読書っていいな!(『名馬キャリコ』)

2019.06.16(9:08) カテゴリ:Essay

妻の実家にはたくさんの絵本があります。妻が子どもだった40年ほど前に、義理の父母が購入して読み聞かせていたものです。几帳面な義父は、それらの絵本を大切に保管してくださっていたおかげで、今、その絵本を孫にあたる娘に読み聞かせてあげることができています。

この『名馬キャリコ』もそのうちの一冊です。

作者は『ちいさいおうち』のバージニア・リー・バートン。素晴らしい作品を生み出した作家です。この『名馬キャリコ』も読み応えのある物語で、カウボーイであるハンクと相棒のキャリコの大活躍が描かれています。そして、悪の限りを尽くしてきた悪漢どもが、優しさにふれて回心する様子に、読者のこちらもなんとも優しい気持ちになります。

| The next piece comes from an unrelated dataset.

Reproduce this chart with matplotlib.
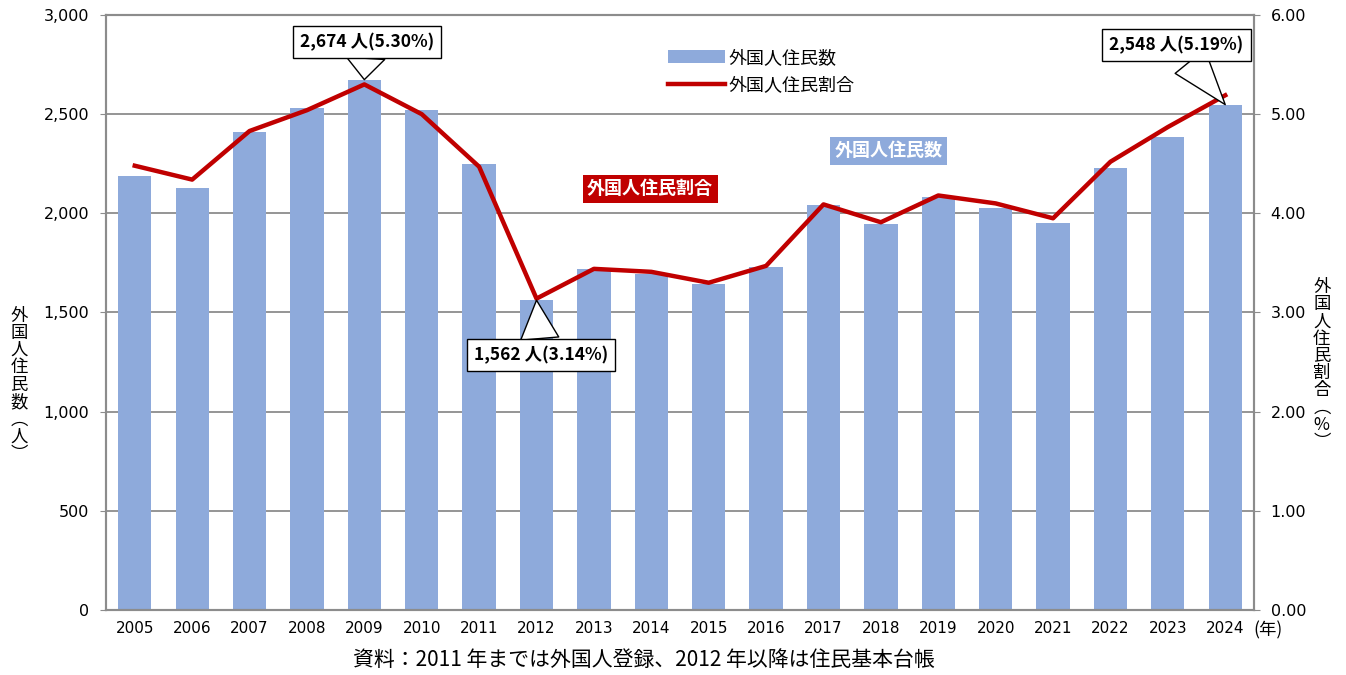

絵の表現も独特で、遠近感の表現の仕方や、静止画なのに動画のような動きに感じる不思議な表現など、バージニア・リー・バートンの豊かな表現力が素晴らしいです。

今や大人も好んで読まれる絵本ですが、やはり一番の対象読者は子どもと思います。『名馬キャリコ』にしても『ちいさいおうち』にしても、バージニア・リー・バートンの子どもたちに向けたメッセージが、素敵な物語に織り込まれて表現されています。

だいぶ昔の作品ですが、色褪せない優しい輝きをもった絵本と思います。